Bonhoeffer on the will of God

The Standard February 22, 2025

“Therefore, I urge you, brothers and sisters, in view of God’s mercy, to offer your bodies as a living sacrifice, holy and pleasing to God – this is your true and proper worship. Do not conform to the pattern of this world, but be transformed by the renewing of your mind. Then you will be able to test and approve what God’s will is – his good, pleasing, and perfect will.” Romans 12:1-2

“The world and its desires pass away, but whoever does the will of God lives forever.” 1 John 2:17

How does the Christian discern the will of God? In reading Scripture, we find some definite dos and don’ts.  We are to put God first, keep the Sabbath, and honor our parents. We should not murder, commit adultery, steal, lie or have a deep longing for other people’s things. Jesus says, “If you love me, keep my commands.” John 14:15 He tells us to go the second mile, to love our enemies, and to pray for those who persecute us.

Some of our decisions fit neatly into categories of obedience versus disobedience. Other choices, like where to go to school or which career to pursue or whom to date, require more discernment from prayer and reflection. Perhaps it was God’s will for you to turn down a job opportunity at one point in your life, but years later, accepting a second offer from that organization was the right decision.

Although most of us face some complexity in discerning God’s will, few will have to wrestle the way Dietrich Bonhoeffer did. In Germany during the reign of Adolf Hitler, Bonhoeffer ran an underground seminary which trained Christian leaders who opposed the Nazi regime. He had to decide if deception and murder, usually immoral acts, actually could be God’s will for himself. In the end, Bonhoeffer believed God wanted him to participate in a plot to assassinate Hitler. Under the Fuhrer, over 11 million people were executed, with approximately 6 million of those being of Jewish descent.  Among the victims were Dietrich, his brother Klaus, and two of their brothers-in-law.

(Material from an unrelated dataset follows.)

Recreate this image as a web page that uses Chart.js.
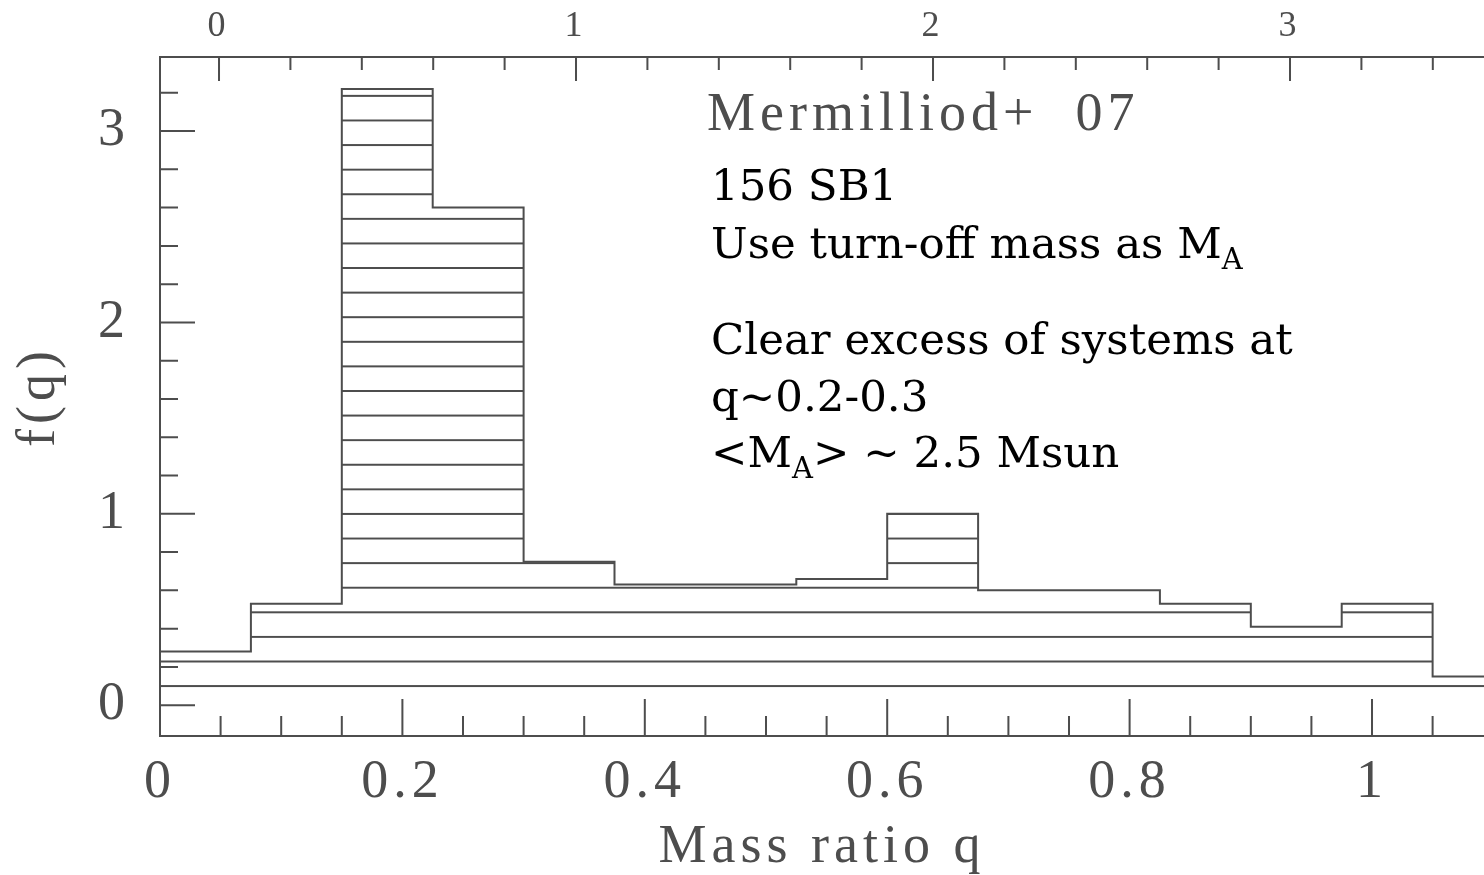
<!DOCTYPE html>
<html>
<head>
<meta charset="utf-8">
<script src="https://cdn.jsdelivr.net/npm/chart.js@4.4.1/dist/chart.umd.min.js"></script>
<style>
  html, body { margin: 0; padding: 0; background: #ffffff; overflow: hidden; }
  #wrap { position: relative; width: 1484px; height: 875px; }
  canvas { display: block; }
</style>
</head>
<body>
<div id="wrap"><canvas id="chart" width="1484" height="875"></canvas></div>
<script>
// Mass-ratio distribution f(q) of the SB1 sample, bins of width 0.075 in q
const binEdges = [0, 0.075, 0.15, 0.225, 0.3, 0.375, 0.45, 0.525, 0.6, 0.675, 0.75, 0.825, 0.9, 0.975, 1.05, 1.125];
const fq = [0.28, 0.53, 3.22, 2.60, 0.75, 0.63, 0.63, 0.66, 1.00, 0.60, 0.60, 0.53, 0.41, 0.53, 0.15];

// Tick labels
const qTickLabels = ['0', '0.2', '0.4', '0.6', '0.8', '1'];
const topTickLabels = ['0', '1', '2', '3'];
const fTickLabels = ['0', '1', '2', '3'];

// Axis titles and the text block
const xTitle = 'Mass ratio q';
const yTitle = 'f(q)';
const sourceLabel = 'Mermilliod+  07';
const noteLines = [
  [['156 SB1']],
  [['Use turn-off mass as M'], ['A', 'sub']],
  [['Clear excess of systems at']],
  [['q~0.2-0.3']],
  [['<M'], ['A', 'sub'], ['> ~ 2.5 Msun']]
];

// ---- styling ----
const GREY = '#4d4d4d';
const AXIS_FONT = { family: "'Liberation Serif', 'Times New Roman', serif", size: 54, lineHeight: 1 };
const TOP_FONT = { family: "'Liberation Serif', 'Times New Roman', serif", size: 36, lineHeight: 1 };
const NOTE_FAMILY = "'DejaVu Serif', serif";
const HATCH_START = 0.1;     // first hatch line (f units)
const HATCH_STEP = 0.1285;   // hatch spacing (f units)

// Step outline: each point opens a bin, the last point closes the final bin
const histPoints = binEdges.map((x, i) => ({ x: x, y: fq[Math.min(i, fq.length - 1)] }));

function labelFor(value, labels) {
  const hit = labels.find(l => Math.abs(parseFloat(l) - value) < 1e-6);
  return hit === undefined ? '' : hit;
}

// Horizontal-line hatching, registered to the y scale so the lines sit at fixed f values
function hatchFill(context) {
  const chart = context.chart;
  const ys = chart.scales && chart.scales.y;
  if (!ys || !chart.chartArea) return 'rgba(0,0,0,0)';
  const y0 = ys.getPixelForValue(HATCH_START);
  const step = ys.getPixelForValue(0) - ys.getPixelForValue(HATCH_STEP);
  const H = Math.max(4, Math.round(step));
  const tile = document.createElement('canvas');
  tile.width = 16; tile.height = H;
  const t = tile.getContext('2d');
  t.fillStyle = GREY;
  t.fillRect(0, 0, 16, 2);
  const pat = chart.ctx.createPattern(tile, 'repeat');
  const s = step / H;
  pat.setTransform(new DOMMatrix([1, 0, 0, s, 0, y0 - 1 * s]));
  return pat;
}

// Inward-pointing tick marks drawn from each scale's own ticks
const TICK_LEN = { x: [20, 37], x2: [13, 24], y: [18, 35] };
const inwardTicks = {
  id: 'inwardTicks',
  afterDatasetsDraw(chart) {
    const c = chart.ctx;
    const a = chart.chartArea;
    c.save();
    c.strokeStyle = GREY;
    c.lineWidth = 2;
    c.beginPath();
    Object.keys(TICK_LEN).forEach(id => {
      const s = chart.scales[id];
      if (!s) return;
      const [minor, major] = TICK_LEN[id];
      const step = s.options.ticks.stepSize;
      s.ticks.forEach(t => {
        const r = t.value / step;
        if (Math.abs(r - Math.round(r)) > 1e-6) return;
        const len = (t.label !== '' && t.label !== undefined) ? major : minor;
        const p = s.getPixelForValue(t.value);
        if (id === 'y') {
          c.moveTo(a.left, p); c.lineTo(a.left + len, p);
        } else if (s.options.position === 'bottom') {
          c.moveTo(p, a.bottom); c.lineTo(p, a.bottom - len);
        } else {
          c.moveTo(p, a.top); c.lineTo(p, a.top + len);
        }
      });
    });
    c.stroke();
    c.restore();
  }
};

// Wide letter spacing for the plot-package style lettering
const spacedLettering = {
  id: 'spacedLettering',
  beforeDraw(chart) { chart.ctx.letterSpacing = '5px'; },
  afterDraw(chart) { chart.ctx.letterSpacing = '0px'; }
};

// Source label and the explanatory text block
const notes = {
  id: 'notes',
  afterDraw(chart) {
    const c = chart.ctx;
    const a = chart.chartArea;
    c.save();
    c.textBaseline = 'alphabetic';
    c.textAlign = 'left';
    c.letterSpacing = '5px';
    c.fillStyle = GREY;
    c.font = "54px " + AXIS_FONT.family;
    c.fillText(sourceLabel, a.left + 547, 130);
    c.letterSpacing = '0px';
    c.fillStyle = '#000000';
    const baselines = [200, 258, 354, 411, 467];
    const x0 = a.left + 551;
    noteLines.forEach((line, i) => {
      let x = x0;
      line.forEach(([txt, kind]) => {
        const sub = kind === 'sub';
        c.font = (sub ? 29 : 43.5) + 'px ' + NOTE_FAMILY;
        c.fillText(txt, x, baselines[i] + (sub ? 11 : 0));
        x += c.measureText(txt).width;
      });
    });
    c.restore();
  }
};

const ctx = document.getElementById('chart').getContext('2d');
new Chart(ctx, {
  type: 'line',
  data: {
    datasets: [{
      data: histPoints,
      stepped: 'before',
      borderColor: GREY,
      borderWidth: 2,
      pointRadius: 0,
      fill: 'origin',
      backgroundColor: hatchFill,
      xAxisID: 'x',
      yAxisID: 'y'
    }]
  },
  options: {
    responsive: false,
    animation: false,
    events: [],
    layout: { padding: 0 },
    plugins: { legend: { display: false }, tooltip: { enabled: false } },
    scales: {
      x: {
        type: 'linear',
        position: 'bottom',
        min: 0,
        max: 1.0924,
        afterFit(s) { s.height = 139; },
        grid: { display: false, drawTicks: false },
        border: { display: true, color: GREY, width: 2 },
        ticks: {
          stepSize: 0.05, autoSkip: false, includeBounds: false, maxRotation: 0, minRotation: 0,
          padding: 20, color: GREY, font: AXIS_FONT,
          callback: v => labelFor(v, qTickLabels)
        },
        title: { display: true, text: xTitle, color: GREY, font: AXIS_FONT, padding: { top: 0, bottom: 0 } }
      },
      x2: {
        type: 'linear',
        position: 'top',
        min: -0.1653,
        max: 3.5434,
        afterFit(s) { s.height = 54; },
        grid: { display: false, drawTicks: false },
        border: { display: true, color: GREY, width: 2 },
        ticks: {
          stepSize: 0.2, autoSkip: false, includeBounds: false, maxRotation: 0, minRotation: 0,
          padding: 12, color: GREY, font: TOP_FONT,
          callback: v => labelFor(v, topTickLabels)
        }
      },
      y: {
        type: 'linear',
        position: 'left',
        min: -0.161,
        max: 3.387,
        afterFit(s) { s.width = 160; },
        grid: { display: false, drawTicks: false },
        border: { display: true, color: GREY, width: 2 },
        ticks: {
          stepSize: 0.2, autoSkip: false, includeBounds: false,
          padding: 30, color: GREY, font: AXIS_FONT,
          callback: v => labelFor(v, fTickLabels)
        },
        title: { display: true, text: yTitle, color: GREY, font: AXIS_FONT, padding: { top: 13, bottom: 0 } }
      }
    }
  },
  plugins: [spacedLettering, inwardTicks, notes]
});
</script>
</body>
</html>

Bonhoeffer wrote, “The will of God can lie hidden very deep under many available possibilities. And because it is not a predetermined system of rules, but new and different in different life situations, the will of God must be tested again and again. Heart, mind, observation, and experience must work together in this testing. Precisely because it is no longer a question of one’s own knowledge of good and evil, but of the living will of God, precisely because it is not at our own human disposal but solely by the grace of God that we know his will, and precisely because this grace is and want to be new every morning, this testing of the will of God must be taken very seriously. Neither the voice of the heart nor some kind of inspiration nor some kind of generally valid principle can be confused with the will of God, which is revealed anew on to the one testing it … The knowledge of Jesus Christ–the metamorphosis, the renewal, the love, or however one might express it–is something that is alive and not something given once for all, something fixed and possessed. For this reason, each new day brings the question how–today and here and in this situation–I will remain with God, with Jesus Christ, and be preserved in this new life. This very question, however, is the meaning of the testing of what the will of God is.”